**Given instruction**
Copy out every line exactly as given.

**Collected material**
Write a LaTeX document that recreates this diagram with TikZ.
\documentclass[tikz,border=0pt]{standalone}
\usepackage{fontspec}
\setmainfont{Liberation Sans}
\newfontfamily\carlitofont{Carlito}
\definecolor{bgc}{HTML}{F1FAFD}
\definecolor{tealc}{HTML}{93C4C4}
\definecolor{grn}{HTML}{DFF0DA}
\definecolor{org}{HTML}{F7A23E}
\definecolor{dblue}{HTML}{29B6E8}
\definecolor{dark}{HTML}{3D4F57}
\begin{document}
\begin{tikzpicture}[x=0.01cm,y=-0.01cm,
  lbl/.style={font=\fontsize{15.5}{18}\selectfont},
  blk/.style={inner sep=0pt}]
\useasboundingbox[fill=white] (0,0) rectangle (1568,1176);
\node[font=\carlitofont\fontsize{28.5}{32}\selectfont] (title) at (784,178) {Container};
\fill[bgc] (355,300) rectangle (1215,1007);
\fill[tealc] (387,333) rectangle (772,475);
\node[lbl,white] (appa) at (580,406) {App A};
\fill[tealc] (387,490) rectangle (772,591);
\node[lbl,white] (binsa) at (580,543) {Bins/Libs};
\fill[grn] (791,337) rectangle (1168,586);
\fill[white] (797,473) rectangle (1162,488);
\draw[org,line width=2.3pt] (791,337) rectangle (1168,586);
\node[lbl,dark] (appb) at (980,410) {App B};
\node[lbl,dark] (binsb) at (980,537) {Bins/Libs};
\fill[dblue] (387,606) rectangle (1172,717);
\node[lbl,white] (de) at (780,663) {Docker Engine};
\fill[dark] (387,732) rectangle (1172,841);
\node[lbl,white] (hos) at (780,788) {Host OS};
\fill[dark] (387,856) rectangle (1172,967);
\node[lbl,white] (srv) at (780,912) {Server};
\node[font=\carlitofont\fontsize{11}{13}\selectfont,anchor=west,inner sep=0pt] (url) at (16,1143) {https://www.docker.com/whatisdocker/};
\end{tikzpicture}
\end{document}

**Answer**
Write a LaTeX document that recreates this diagram with TikZ.
\documentclass[tikz,border=0pt]{standalone}
\usepackage{fontspec}
\setmainfont{Liberation Sans}
\newfontfamily\carlitofont{Carlito}
\definecolor{bgc}{HTML}{F1FAFD}
\definecolor{tealc}{HTML}{93C4C4}
\definecolor{grn}{HTML}{DFF0DA}
\definecolor{org}{HTML}{F7A23E}
\definecolor{dblue}{HTML}{29B6E8}
\definecolor{dark}{HTML}{3D4F57}
\begin{document}
\begin{tikzpicture}[x=0.01cm,y=-0.01cm,
  lbl/.style={font=\fontsize{15.5}{18}\selectfont},
  blk/.style={inner sep=0pt}]
\useasboundingbox[fill=white] (0,0) rectangle (1568,1176);
\node[font=\carlitofont\fontsize{28.5}{32}\selectfont] (title) at (784,178) {Container};
\fill[bgc] (355,300) rectangle (1215,1007);
\fill[tealc] (387,333) rectangle (772,475);
\node[lbl,white] (appa) at (580,406) {App A};
\fill[tealc] (387,490) rectangle (772,591);
\node[lbl,white] (binsa) at (580,543) {Bins/Libs};
\fill[grn] (791,337) rectangle (1168,586);
\fill[white] (797,473) rectangle (1162,488);
\draw[org,line width=2.3pt] (791,337) rectangle (1168,586);
\node[lbl,dark] (appb) at (980,410) {App B};
\node[lbl,dark] (binsb) at (980,537) {Bins/Libs};
\fill[dblue] (387,606) rectangle (1172,717);
\node[lbl,white] (de) at (780,663) {Docker Engine};
\fill[dark] (387,732) rectangle (1172,841);
\node[lbl,white] (hos) at (780,788) {Host OS};
\fill[dark] (387,856) rectangle (1172,967);
\node[lbl,white] (srv) at (780,912) {Server};
\node[font=\carlitofont\fontsize{11}{13}\selectfont,anchor=west,inner sep=0pt] (url) at (16,1143) {https://www.docker.com/whatisdocker/};
\end{tikzpicture}
\end{document}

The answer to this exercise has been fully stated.